There are mornings when the gap between who you are and who you sense God is calling you to be feels impossibly wide. You look at the unfinished edges of your life — the habit you can’t shake, the relationship that won’t heal, the faith that flickers — and you wonder if you have simply asked too much of yourself. Or worse, you wonder if God has quietly moved on.
Paul’s words to the church in Thessalonica were written to people under real pressure — believers who were grieving, confused, and bone-tired. Into that specific, earthy exhaustion, he drops eight words that carry the weight of the whole gospel: “He who calls you is faithful, who will also do it.” Not might do it. Not will do it if you hold up your end. Will do it.
Notice where the weight falls in that sentence. Not on you. On Him. The calling is His. The faithfulness is His. The doing is His. You are not the engine of your own sanctification — you are the beloved recipient of it. That is not an excuse to be passive; it is an invitation to stop white-knuckling what you were never meant to carry alone.
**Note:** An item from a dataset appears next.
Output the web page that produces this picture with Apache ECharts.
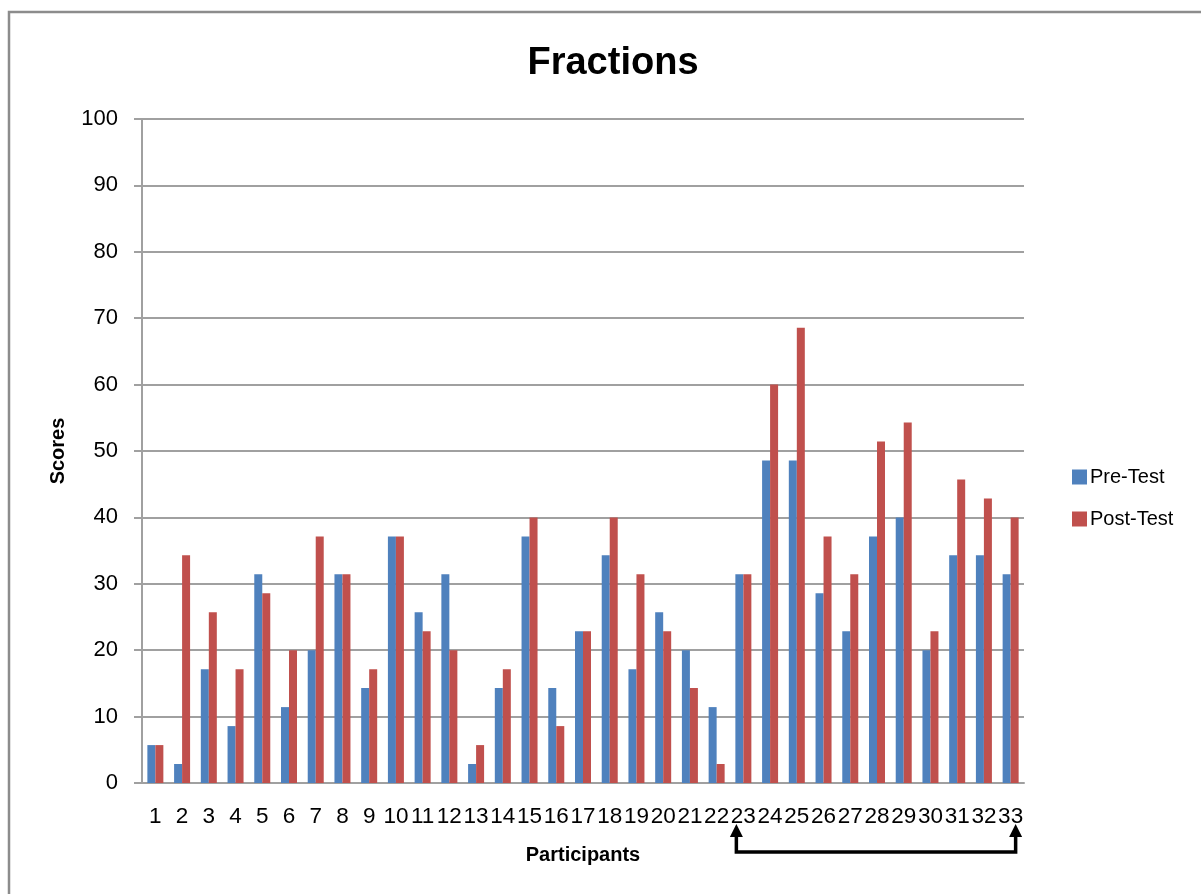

The phrase “great is your faithfulness” runs like a thread through the oldest prayers of God’s people — you can hear it in Lamentations 3, written from the rubble of a destroyed city. Faithfulness is not a fair-weather attribute of God. It is what He brings precisely into the wreckage, the waiting, and the weariness. He is faithful there especially.
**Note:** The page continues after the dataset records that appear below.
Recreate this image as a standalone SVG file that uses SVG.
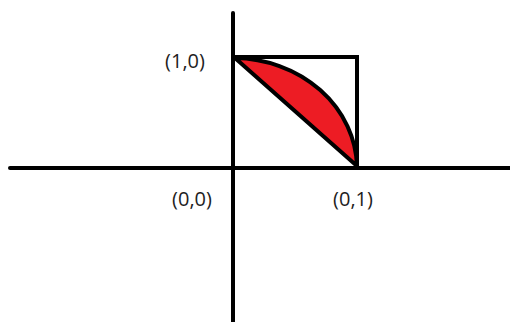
<svg xmlns="http://www.w3.org/2000/svg" width="510" height="322" viewBox="0 0 510 322">
<style>
.ln{stroke:#000;stroke-width:4;fill:none;stroke-linecap:round}
.lb{font-family:"Open Sans","Liberation Sans",sans-serif;font-size:20px;fill:#1e1e1e;text-anchor:middle}
</style>
<rect width="510" height="322" fill="#fff"/>
<g id="axes">
<line class="ln" x1="10" y1="168" x2="512" y2="168"/>
<line class="ln" x1="233" y1="13" x2="233" y2="324"/>
</g>
<g id="square">
<polyline class="ln" points="233,57 357,57 357,168" style="stroke-linecap:butt"/>
</g>
<g id="segment">
<path d="M235,58 A124,111 0 0 1 357,166 Z" fill="#ed1c24" stroke="#000" stroke-width="4" stroke-linejoin="round"/>
</g>
<g id="labels">
<text class="lb" x="185" y="68">(1,0)</text>
<text class="lb" x="192" y="206">(0,0)</text>
<text class="lb" x="353" y="206">(0,1)</text>
</g>
</svg>
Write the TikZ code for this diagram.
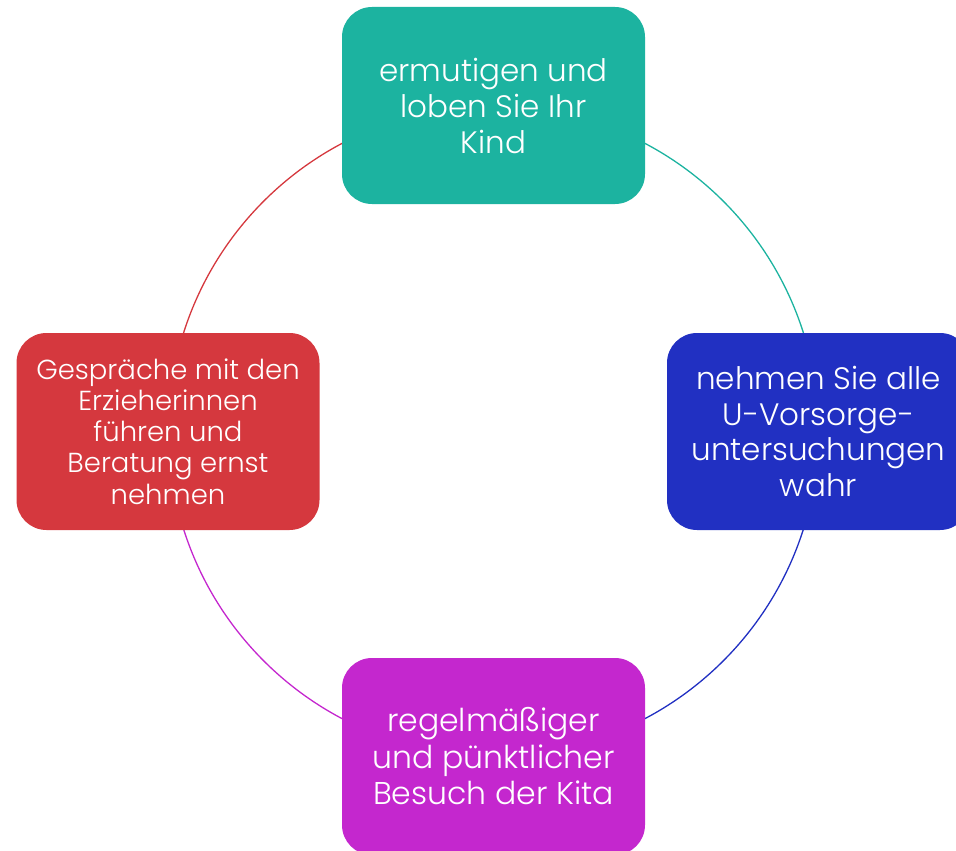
\documentclass[tikz,border=0pt]{standalone}
\usepackage{fontspec}
\setmainfont{Poppins Light}
\definecolor{cteal}{HTML}{1CB3A0}
\definecolor{cblue}{HTML}{2130C2}
\definecolor{cmag}{HTML}{C427CE}
\definecolor{cred}{HTML}{D5383E}
\tikzset{
  cbox/.style={rounded corners=30pt, minimum width=303pt, minimum height=197pt, inner sep=0pt, text=white, align=center},
  carc/.style={line width=1.3pt}
}
\begin{document}
\begin{tikzpicture}[x=1pt,y=-1pt]
\useasboundingbox (0,0) rectangle (956,851);
\clip (0,0) rectangle (956,851);
\coordinate (c) at (493.5,431);
\draw[carc,cteal] (c) ++(-90:325) arc[start angle=-90,end angle=0,radius=325];
\draw[carc,cblue] (c) ++(0:325) arc[start angle=0,end angle=90,radius=325];
\draw[carc,cmag] (c) ++(90:325) arc[start angle=90,end angle=180,radius=325];
\draw[carc,cred] (c) ++(180:325) arc[start angle=180,end angle=270,radius=325];
\node[cbox,fill=cteal,font=\fontsize{31}{36}\selectfont] (top) at (493.5,105.5) {ermutigen und\\loben Sie Ihr\\Kind};
\node[cbox,fill=cblue,font=\fontsize{31}{35.5}\selectfont] (right) at (818.5,431.5) {nehmen Sie alle\\U-Vorsorge-\\untersuchungen\\wahr};
\node[cbox,fill=cmag,font=\fontsize{31.5}{36.5}\selectfont] (bottom) at (493.5,756.5) {regelmäßiger\\und pünktlicher\\Besuch der Kita};
\node[cbox,fill=cred,font=\fontsize{27.5}{31.2}\selectfont] (left) at (168,431.5) {Gespräche mit den\\Erzieherinnen\\führen und\\Beratung ernst\\nehmen};
\end{tikzpicture}
\end{document}
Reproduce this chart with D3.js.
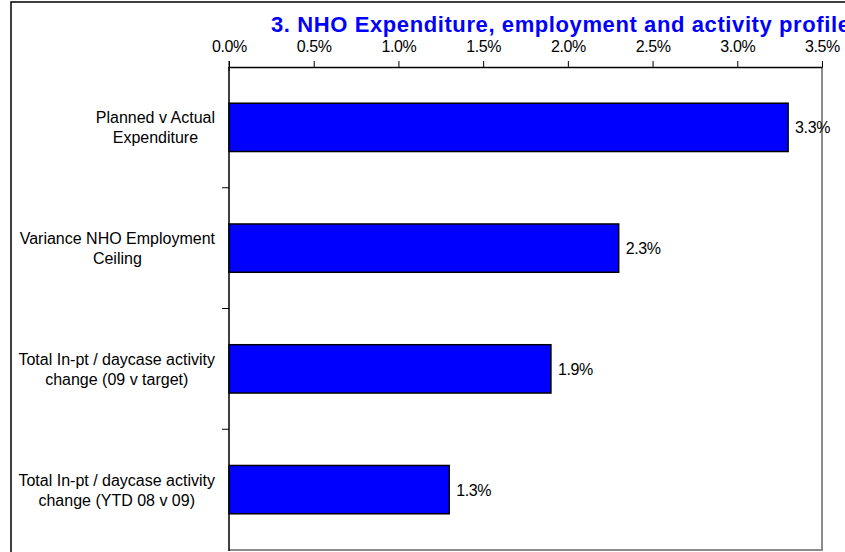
<!DOCTYPE html>
<html>
<head>
<meta charset="utf-8">
<script src="https://cdn.jsdelivr.net/npm/d3@7"></script>
<style>
  html, body { margin: 0; padding: 0; background: #fff; }
  svg { display: block; font-family: "Liberation Sans", Arial, sans-serif; }
</style>
</head>
<body>
<svg id="chart" width="845" height="552"></svg>
<script>
// Category labels (each entry is a two-line label)
const categories = [
  ["Planned v Actual", "Expenditure"],
  ["Variance NHO Employment", "Ceiling"],
  ["Total In-pt / daycase activity", "change (09 v target)"],
  ["Total In-pt / daycase activity", "change (YTD 08 v 09)"]
];
// Percentage values
const values = [3.3, 2.3, 1.9, 1.3];
const valueLabels = ["3.3%", "2.3%", "1.9%", "1.3%"];
const tickValues = [0, 0.5, 1.0, 1.5, 2.0, 2.5, 3.0, 3.5];
const tickLabels = ["0.0%", "0.5%", "1.0%", "1.5%", "2.0%", "2.5%", "3.0%", "3.5%"];
const title = "3. NHO Expenditure, employment and activity profile";

const svg = d3.select("#chart");

// outer chart frame
svg.append("rect")
  .attr("x", 11).attr("y", 2)
  .attr("width", 900).attr("height", 600)
  .attr("fill", "#fff").attr("stroke", "#000").attr("stroke-width", 1.5);

const plot = { left: 229, right: 822, top: 67, bottom: 550 };

const x = d3.scaleLinear().domain([0, 3.5]).range([plot.left, plot.right]);
const y = d3.scaleBand()
  .domain(d3.range(categories.length))
  .range([plot.top, plot.bottom])
  .paddingInner(0.6).paddingOuter(0.3);

// plot area border (right and bottom in grey)
svg.append("path")
  .attr("d", `M${plot.right},${plot.top}V${plot.bottom}H${plot.left}`)
  .attr("fill", "none").attr("stroke", "#8c8c8c").attr("stroke-width", 2);

// title
svg.append("text")
  .attr("x", 271).attr("y", 32)
  .attr("fill", "#0000ff")
  .attr("font-weight", "bold")
  .attr("font-size", 22)
  .attr("letter-spacing", "0.6px")
  .text(title);

// top value axis
const xAxis = d3.axisTop(x)
  .tickValues(tickValues)
  .tickFormat((d, i) => tickLabels[i])
  .tickSize(6).tickSizeOuter(0);
const gx = svg.append("g")
  .attr("transform", `translate(0,${plot.top})`)
  .call(xAxis);
gx.select(".domain").attr("stroke", "#000").attr("stroke-width", 1.5);
gx.selectAll(".tick line").attr("stroke", "#000");
gx.selectAll(".tick text")
  .attr("font-size", 16).attr("fill", "#000")
  .attr("font-family", "Liberation Sans, Arial, sans-serif")
  .attr("letter-spacing", "-0.4px")
  .attr("dy", null)
  .attr("y", -15);
svg.append("line")
  .attr("x1", plot.left).attr("x2", plot.left)
  .attr("y1", plot.top - 6).attr("y2", plot.top + 4)
  .attr("stroke", "#000");

// category axis line with ticks between bands
svg.append("line")
  .attr("x1", plot.left).attr("x2", plot.left)
  .attr("y1", plot.top).attr("y2", plot.bottom + 1)
  .attr("stroke", "#000").attr("stroke-width", 1.5);
const step = y.step();
const bounds = d3.range(1, categories.length).map(i => y(i) - y.paddingInner() * step / 2);
svg.selectAll(".ytick").data(bounds).join("line")
  .attr("class", "ytick")
  .attr("x1", plot.left - 7).attr("x2", plot.left)
  .attr("y1", d => d).attr("y2", d => d)
  .attr("stroke", "#000");

// bars
svg.selectAll(".bar").data(values).join("rect")
  .attr("class", "bar")
  .attr("x", x(0))
  .attr("y", (d, i) => y(i))
  .attr("width", d => x(d) - x(0))
  .attr("height", y.bandwidth())
  .attr("fill", "#0000ff")
  .attr("stroke", "#000").attr("stroke-width", 1.5);

// value labels
svg.selectAll(".vlabel").data(values).join("text")
  .attr("class", "vlabel")
  .attr("x", d => x(d) + 7)
  .attr("y", (d, i) => y(i) + y.bandwidth() / 2 + 6)
  .attr("font-size", 16)
  .attr("letter-spacing", "-0.4px")
  .attr("fill", "#000")
  .text((d, i) => valueLabels[i]);

// category labels: a right-aligned block whose lines are centred
const labelRight = 215;
categories.forEach((lines, i) => {
  const g = svg.append("g");
  const texts = lines.map((t, j) => g.append("text")
    .attr("font-size", 16)
    .attr("text-anchor", "middle")
    .attr("fill", "#000")
    .attr("y", y(i) + y.bandwidth() / 2 - 4 + j * 20)
    .text(t));
  const w = d3.max(texts, t => t.node().getComputedTextLength());
  texts.forEach(t => t.attr("x", labelRight - w / 2));
});
</script>
</body>
</html>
You may be in a season where the evidence for God’s faithfulness feels thin on the ground. Prayers seem to bounce off the ceiling. The thing you asked Him to fix is still broken. That silence is real, and it is allowed to hurt. But the silence of God is not the absence of God, and His faithfulness does not require your circumstances to confirm it before it gets to work.
Whatever He has started in you — the small, stubborn seed of faith, the capacity to love people who are hard to love, the slow turning of your heart toward something truer — He finishes what He begins. You do not have to be enough. He already is.
Carry that into this ordinary Tuesday, this unremarkable Wednesday, this hard Friday. He who calls you is faithful. That is not a slogan. That is a promise with a Person behind it, and that Person has never once broken His word.
Pause and take a breath. Tell God honestly where you feel most unfinished — the place you’re most tempted to believe He’s given up on.
Sit with the words ‘He will also do it.’ Let them settle. Ask God to loosen your grip on whatever you’ve been trying to complete in your own strength.
Think of one moment — even a small one — where you can look back and see that God was faithful. Thank Him for that specific thing, out loud if you can.
Close by simply asking for the courage to trust His faithfulness today, not because you feel it fully, but because He has earned it.